* [The exercise]
Return only the lines between the line holding "Reproduce this chart" and the line holding "steps = list(range(5, 30))", the two boundary lines included, exactly as they appear.

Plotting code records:
--- Begin ---

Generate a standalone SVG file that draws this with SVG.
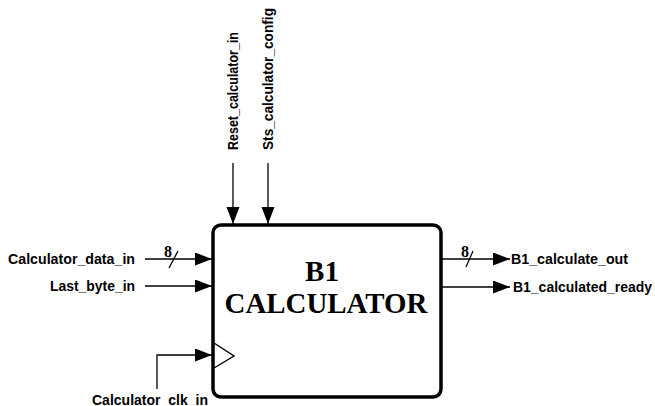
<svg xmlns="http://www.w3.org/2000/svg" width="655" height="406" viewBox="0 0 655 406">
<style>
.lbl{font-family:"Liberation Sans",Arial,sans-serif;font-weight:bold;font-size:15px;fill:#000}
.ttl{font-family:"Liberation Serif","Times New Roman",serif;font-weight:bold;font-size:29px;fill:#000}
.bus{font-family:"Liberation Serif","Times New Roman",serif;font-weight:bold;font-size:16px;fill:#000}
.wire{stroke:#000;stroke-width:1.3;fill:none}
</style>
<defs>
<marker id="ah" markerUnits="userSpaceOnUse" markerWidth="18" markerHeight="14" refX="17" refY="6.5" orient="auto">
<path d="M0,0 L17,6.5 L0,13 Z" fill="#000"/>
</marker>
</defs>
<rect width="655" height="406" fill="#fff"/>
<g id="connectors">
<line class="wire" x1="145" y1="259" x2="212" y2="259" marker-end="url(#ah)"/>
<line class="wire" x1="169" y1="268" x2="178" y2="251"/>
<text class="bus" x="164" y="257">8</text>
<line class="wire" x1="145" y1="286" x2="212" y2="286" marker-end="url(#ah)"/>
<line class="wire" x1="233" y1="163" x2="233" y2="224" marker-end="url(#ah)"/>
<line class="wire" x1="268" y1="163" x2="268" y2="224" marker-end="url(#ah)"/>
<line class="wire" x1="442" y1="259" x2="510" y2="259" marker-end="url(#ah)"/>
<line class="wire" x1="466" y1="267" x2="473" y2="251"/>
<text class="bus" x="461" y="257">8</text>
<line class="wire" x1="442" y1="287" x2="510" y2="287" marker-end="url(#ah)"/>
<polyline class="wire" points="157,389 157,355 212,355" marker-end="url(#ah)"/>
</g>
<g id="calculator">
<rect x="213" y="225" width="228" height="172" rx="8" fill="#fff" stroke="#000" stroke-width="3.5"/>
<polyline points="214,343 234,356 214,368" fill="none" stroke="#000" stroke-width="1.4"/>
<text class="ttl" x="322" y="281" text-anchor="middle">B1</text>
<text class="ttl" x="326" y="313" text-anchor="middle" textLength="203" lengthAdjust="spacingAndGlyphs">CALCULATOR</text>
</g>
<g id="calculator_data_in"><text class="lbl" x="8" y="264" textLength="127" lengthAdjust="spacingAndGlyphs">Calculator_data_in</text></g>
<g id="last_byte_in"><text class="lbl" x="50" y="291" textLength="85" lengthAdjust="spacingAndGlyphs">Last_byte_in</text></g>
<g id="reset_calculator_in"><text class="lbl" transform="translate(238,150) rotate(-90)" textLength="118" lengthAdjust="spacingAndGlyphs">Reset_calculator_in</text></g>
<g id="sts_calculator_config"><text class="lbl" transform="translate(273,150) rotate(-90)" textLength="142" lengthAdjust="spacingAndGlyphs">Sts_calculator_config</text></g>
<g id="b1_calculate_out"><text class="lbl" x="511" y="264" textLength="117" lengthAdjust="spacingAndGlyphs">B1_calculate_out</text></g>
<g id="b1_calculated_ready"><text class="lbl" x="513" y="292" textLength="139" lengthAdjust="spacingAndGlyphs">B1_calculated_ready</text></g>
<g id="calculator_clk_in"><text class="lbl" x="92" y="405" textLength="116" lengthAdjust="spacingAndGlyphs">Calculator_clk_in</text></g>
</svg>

--- End ---
--- Begin ---

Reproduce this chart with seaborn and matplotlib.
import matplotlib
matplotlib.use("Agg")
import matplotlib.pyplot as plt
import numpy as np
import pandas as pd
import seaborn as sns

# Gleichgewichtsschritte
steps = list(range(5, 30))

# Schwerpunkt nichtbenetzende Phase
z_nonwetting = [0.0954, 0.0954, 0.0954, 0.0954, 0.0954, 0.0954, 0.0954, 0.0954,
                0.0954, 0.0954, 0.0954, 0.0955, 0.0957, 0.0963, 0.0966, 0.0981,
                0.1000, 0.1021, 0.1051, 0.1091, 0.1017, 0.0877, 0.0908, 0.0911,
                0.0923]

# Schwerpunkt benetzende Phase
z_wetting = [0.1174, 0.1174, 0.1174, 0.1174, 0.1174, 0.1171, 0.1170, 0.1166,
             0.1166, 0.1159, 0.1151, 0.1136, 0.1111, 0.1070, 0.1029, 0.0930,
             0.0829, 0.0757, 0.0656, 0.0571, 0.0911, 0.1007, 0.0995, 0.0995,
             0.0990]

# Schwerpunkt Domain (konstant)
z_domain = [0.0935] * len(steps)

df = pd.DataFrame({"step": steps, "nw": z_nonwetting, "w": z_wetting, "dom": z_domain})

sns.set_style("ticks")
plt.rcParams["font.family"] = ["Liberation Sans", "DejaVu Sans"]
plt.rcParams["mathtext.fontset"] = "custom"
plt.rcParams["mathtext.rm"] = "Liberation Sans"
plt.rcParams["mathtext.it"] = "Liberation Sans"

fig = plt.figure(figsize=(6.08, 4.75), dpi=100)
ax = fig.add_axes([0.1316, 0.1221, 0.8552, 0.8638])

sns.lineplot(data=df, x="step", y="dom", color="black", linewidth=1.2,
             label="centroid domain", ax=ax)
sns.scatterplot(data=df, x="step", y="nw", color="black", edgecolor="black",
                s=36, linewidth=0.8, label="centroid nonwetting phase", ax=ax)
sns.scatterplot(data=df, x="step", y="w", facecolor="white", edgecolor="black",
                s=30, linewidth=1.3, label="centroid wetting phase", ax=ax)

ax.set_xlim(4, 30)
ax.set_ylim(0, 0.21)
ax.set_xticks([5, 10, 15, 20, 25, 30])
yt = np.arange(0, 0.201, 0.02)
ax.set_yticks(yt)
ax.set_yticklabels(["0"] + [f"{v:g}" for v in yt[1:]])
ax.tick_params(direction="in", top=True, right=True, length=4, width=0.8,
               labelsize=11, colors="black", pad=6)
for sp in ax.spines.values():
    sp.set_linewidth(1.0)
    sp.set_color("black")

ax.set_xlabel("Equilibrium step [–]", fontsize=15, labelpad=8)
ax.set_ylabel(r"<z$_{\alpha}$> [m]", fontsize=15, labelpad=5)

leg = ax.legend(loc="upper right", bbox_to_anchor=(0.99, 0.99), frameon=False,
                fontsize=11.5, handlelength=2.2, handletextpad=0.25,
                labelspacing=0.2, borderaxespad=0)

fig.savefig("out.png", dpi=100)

--- End ---
--- Begin ---

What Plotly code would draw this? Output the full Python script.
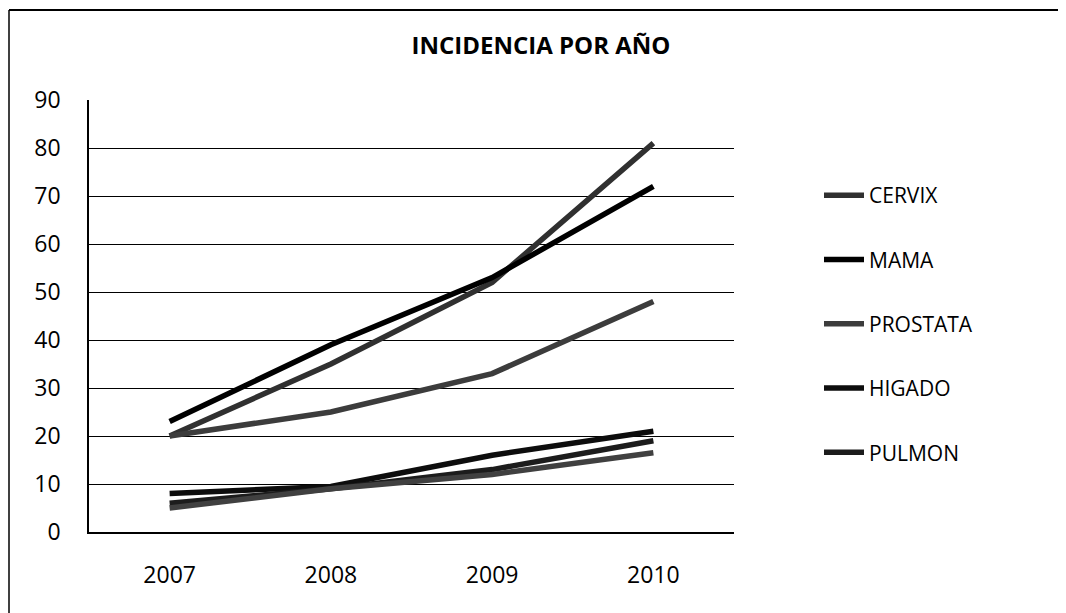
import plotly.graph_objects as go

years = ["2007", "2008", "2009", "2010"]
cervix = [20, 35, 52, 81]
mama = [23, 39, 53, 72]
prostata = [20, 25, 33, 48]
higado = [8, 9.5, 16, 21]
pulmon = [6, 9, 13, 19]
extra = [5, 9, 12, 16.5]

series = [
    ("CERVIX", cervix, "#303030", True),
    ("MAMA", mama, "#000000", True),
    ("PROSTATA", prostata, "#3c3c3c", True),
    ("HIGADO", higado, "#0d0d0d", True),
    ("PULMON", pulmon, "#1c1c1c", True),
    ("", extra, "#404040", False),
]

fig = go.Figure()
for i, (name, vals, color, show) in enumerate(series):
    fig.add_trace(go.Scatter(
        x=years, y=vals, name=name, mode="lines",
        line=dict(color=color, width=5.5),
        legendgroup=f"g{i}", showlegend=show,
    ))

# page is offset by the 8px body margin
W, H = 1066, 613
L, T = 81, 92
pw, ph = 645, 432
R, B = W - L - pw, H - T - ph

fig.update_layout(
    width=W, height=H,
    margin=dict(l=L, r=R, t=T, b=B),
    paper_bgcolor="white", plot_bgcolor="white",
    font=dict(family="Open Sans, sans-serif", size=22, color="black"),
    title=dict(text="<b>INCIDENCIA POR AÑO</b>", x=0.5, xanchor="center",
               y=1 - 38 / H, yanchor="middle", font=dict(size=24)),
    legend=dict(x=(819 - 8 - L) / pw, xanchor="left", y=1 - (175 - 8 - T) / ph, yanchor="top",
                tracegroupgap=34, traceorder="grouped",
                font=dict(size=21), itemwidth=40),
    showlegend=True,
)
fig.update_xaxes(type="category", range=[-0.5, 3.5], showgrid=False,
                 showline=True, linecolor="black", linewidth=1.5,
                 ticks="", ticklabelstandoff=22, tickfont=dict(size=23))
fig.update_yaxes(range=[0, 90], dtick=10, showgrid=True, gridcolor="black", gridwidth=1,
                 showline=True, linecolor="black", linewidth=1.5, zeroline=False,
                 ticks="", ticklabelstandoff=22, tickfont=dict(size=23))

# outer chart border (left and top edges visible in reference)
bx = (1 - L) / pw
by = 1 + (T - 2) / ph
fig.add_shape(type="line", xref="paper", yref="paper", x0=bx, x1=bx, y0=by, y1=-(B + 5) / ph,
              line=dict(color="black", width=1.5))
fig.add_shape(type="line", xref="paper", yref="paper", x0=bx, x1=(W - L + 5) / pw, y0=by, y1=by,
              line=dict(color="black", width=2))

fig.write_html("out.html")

--- End ---

* [Exercise solution]
Reproduce this chart with seaborn and matplotlib.
import matplotlib
matplotlib.use("Agg")
import matplotlib.pyplot as plt
import numpy as np
import pandas as pd
import seaborn as sns

# Gleichgewichtsschritte
steps = list(range(5, 30))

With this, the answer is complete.